Resolution of the following issues encounters additional difficulties: whether the conglomerate consequences of concentration can lead to achievement, maintenance and reinforcement of the business entity's dominant market position or otherwise create a negative impact upon competition, and also whether there are sufficient grounds for the state's intrusion into particulars of a business transaction. There are several examples that may be reviewed in this context: because of concentration, a participant may broaden and diversify the goods assortment, increase its ability to offer clients a combination of its own and supplemental goods, and increase its ability to balance its market power at one of the markets through parallel influence upon other markets.

The extent of harm caused to competition must be adequately high for concentration assessment to be based on the 'substantial restraint of competition' criterion.

Therefore, the AMCU holistically evaluates the influence of a transaction on competition in the market with consideration of factors that may affect not only the market where the concentration is taking place, but also the adjacent markets and the economy as a whole.

vii What substantive test will the authority apply in reviewing the transaction?

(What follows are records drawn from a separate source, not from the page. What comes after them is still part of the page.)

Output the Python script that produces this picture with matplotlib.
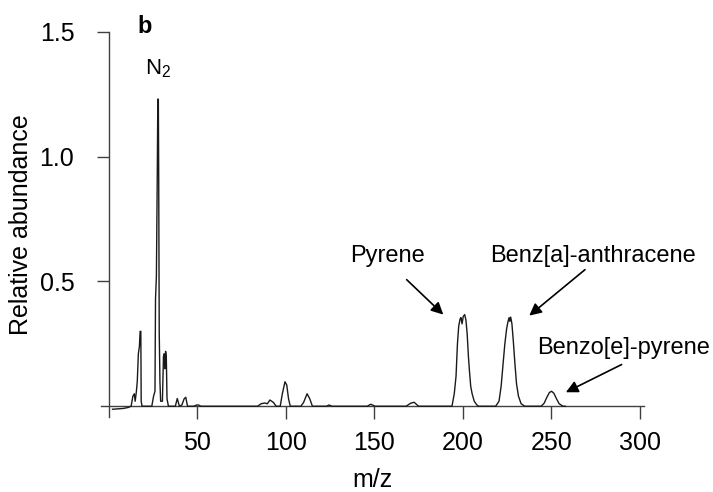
import matplotlib
import matplotlib.pyplot as plt

matplotlib.use("Agg")

plt.rcParams["font.family"] = ["Liberation Sans", "DejaVu Sans"]
plt.rcParams["mathtext.fontset"] = "custom"
plt.rcParams["mathtext.rm"] = "Liberation Sans"
plt.rcParams["mathtext.default"] = "regular"

# spectrum trace (m/z, relative abundance)
mz = [
    2, 4, 8, 10.8, 12.5, 13.5, 14.3, 14.8, 15.5, 16.0, 16.6, 17.2, 17.6, 18.0, 18.2, 18.7,
    24.2, 25.2, 26.0, 26.3, 26.8, 27.3, 27.6, 27.9, 28.1, 28.4, 28.8, 29.2, 30.2, 30.8,
    31.2, 31.6, 32.0, 32.4, 32.8, 33.6,
    37.5, 38.6, 39.8, 41.2, 42.5, 43.4, 44.4, 48, 49.5, 50.5, 52,
    84, 86, 88, 89.5, 91, 93, 94.5, 96.8, 98, 99.5, 100.5, 101.5, 102.5,
    108.5, 110, 112, 113.5, 115, 123, 124.4, 126, 146, 148, 150.5,
    168, 170.5, 172.5, 175, 193.9,
    195.2, 196.2, 197.0, 197.7, 198.5, 199.0, 199.6, 200.3, 201.1, 201.8, 202.5, 203.2,
    203.8, 204.5, 205.3, 206.5, 208, 209,
    218.6, 220.5, 221.7, 222.8, 223.8, 224.8, 225.6, 226.2, 226.6, 227.1, 227.8, 228.6,
    229.5, 230.4, 231.5, 233, 235,
    244.3, 246, 247.5, 249, 250.2, 251.5, 253, 254.5, 256.7, 258,
]
abundance = [
    -0.012, -0.011, -0.009, -0.005, 0.0, 0.04, 0.05, 0.02, 0.06, 0.1, 0.21, 0.24, 0.30, 0.30, 0.02, 0.0,
    0.0, 0.04, 0.06, 0.43, 0.52, 0.93, 1.23, 1.23, 0.93, 0.3, 0.1, 0.02, 0.02, 0.2,
    0.21, 0.15, 0.22, 0.2, 0.03, 0.0,
    0.0, 0.031, 0.0, 0.005, 0.03, 0.036, 0.0, 0.0, 0.005, 0.005, 0.0,
    0.0, 0.01, 0.013, 0.01, 0.025, 0.015, 0.0, 0.0, 0.05, 0.098, 0.085, 0.03, 0.0,
    0.0, 0.015, 0.05, 0.03, 0.0, 0.0, 0.005, 0.0, 0.0, 0.008, 0.0,
    0.0, 0.012, 0.016, 0.0, 0.0,
    0.05, 0.12, 0.25, 0.32, 0.35, 0.355, 0.33, 0.36, 0.367, 0.345, 0.29, 0.2,
    0.14, 0.08, 0.05, 0.02, 0.005, 0.0,
    0.0, 0.02, 0.08, 0.17, 0.25, 0.31, 0.34, 0.355, 0.34, 0.357, 0.33, 0.26,
    0.17, 0.09, 0.04, 0.01, 0.0,
    0.0, 0.012, 0.035, 0.055, 0.06, 0.052, 0.03, 0.01, 0.0, 0.0,
]

x_ticks = [50, 100, 150, 200, 250, 300]
y_ticks = [0.5, 1.0, 1.5]
y_tick_labels = ["0.5", "1.0", "1.5"]

fig = plt.figure(figsize=(7.13, 4.92), dpi=100)
ax = fig.add_axes([0.1417, 0.1530, 0.7616, 0.7825])

ax.plot(mz, abundance, color="#1a1a1a", lw=1.0, zorder=3)

ax.set_xlim(-4.5, 302.5)
ax.set_ylim(-0.042, 1.5)

for side in ["top", "right"]:
    ax.spines[side].set_visible(False)
ax.spines["left"].set_position(("data", 0))
ax.spines["bottom"].set_position(("data", 0))
for side in ["left", "bottom"]:
    ax.spines[side].set_color("#404040")
    ax.spines[side].set_linewidth(1.0)

ax.set_xticks(x_ticks)
ax.set_yticks(y_ticks)
ax.set_yticklabels(y_tick_labels)
ax.tick_params(axis="x", direction="out", length=9, width=1.0, color="#404040",
               labelsize=18, pad=9)
ax.tick_params(axis="y", direction="out", length=9, width=1.0, color="#404040",
               labelsize=18, pad=16)

ax.set_xlabel("m/z", fontsize=18, labelpad=9)
ax.set_ylabel("Relative abundance", fontsize=18, labelpad=5)

# panel letter and peak labels
ax.text(20.3, 1.52, "b", fontsize=17, fontweight="bold", ha="center", va="center")
ax.text(27.7, 1.331, "N$_2$", fontsize=16, ha="center", va="baseline")
ax.text(157.5, 0.579, "Pyrene", fontsize=17, ha="center", va="baseline")
ax.text(273.6, 0.579, "Benz[a]-anthracene", fontsize=17, ha="center", va="baseline")
ax.text(291.0, 0.211, "Benzo[e]-pyrene", fontsize=17, ha="center", va="baseline")

arrow = dict(arrowstyle="-|>", color="black", lw=1.2, mutation_scale=18,
             shrinkA=0, shrinkB=0)
ax.annotate("", xy=(189.0, 0.367), xytext=(168.3, 0.507), arrowprops=arrow)
ax.annotate("", xy=(237.6, 0.363), xytext=(269.1, 0.547), arrowprops=arrow)
ax.annotate("", xy=(258.3, 0.056), xytext=(289.8, 0.167), arrowprops=arrow)

fig.savefig("out.png", dpi=100)
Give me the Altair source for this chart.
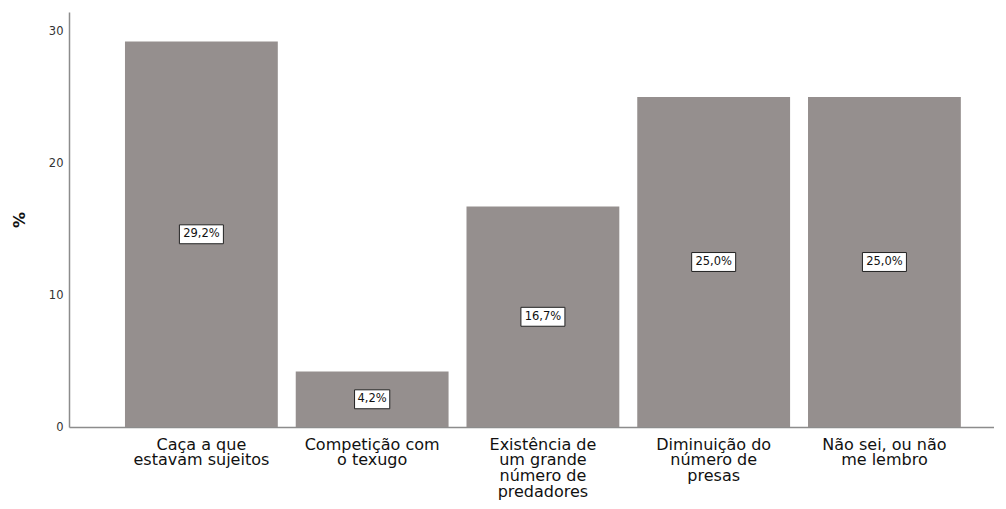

There are several noteworthy examples of economic concentrations having a negative impact on the market, and that would possibly lead to a ban by the AMCU. They are as follows:

  1. possible disappearance of potential competition or an important market factor for competition that existed before the concentration;
  2. concentrated business entities' ability to control the market trade channels and change conditions of access to resources and infrastructure;
  3. change in advertising, product promotion and market entry capacity, and change in access to patents or other forms of intellectual property rights (for example, trademark and brand use);
  4. high financial power achieved by the concentration participants in comparison with their competitors;
  5. the impossibility of a third party having market access as a result of vertical concentration; and
  6. third-party access to the file and rights to challenge mergers.

Third parties have no access to the filing; however, the decision of the AMCU on a merger clearance may be appealed to the commercial court by third parties if the decision violates their rights.

viii Resolution of authorities' competition concerns, appeals and judicial review

The AMCU's decisions can be challenged in commercial courts. The relevant statement of claim indicating the grounds for the AMCU's decision invalidation should be filed with a commercial court within two months of the decision receipt.

Courts' decisions may be further appealed to the competent appellate instance within a 20-day period. Further, if the appeal is unsuccessful, the claimant may go to the higher cassation court – the Supreme Court of Ukraine (the cassation commercial court).

In most cases, the court denies business entities' appeals to invalidate the decision of the AMCU on violation of antitrust law. The court considers the AMCU to be authorised in the detection of violation in the business entity's actions.

ix Effect of regulatory review

If the AMCU prohibits a concentration, the CMU may still grant a clearance if its positive effects for the public interest outweigh the negative impact of the competition restriction, unless that restriction is not necessary for achieving the purpose of the concentration or jeopardises the market economy system. If an AMCU decision is appealed to the CMU, the latter creates a special commission, which includes a number of independent experts from different industries and authorities as well as the AMCU's senior officers.

The commission analyses the positive and negative effects of implementing the concentration using the same substantive test employed by the AMCU. The CMU then prohibits or approves the reviewed concentration.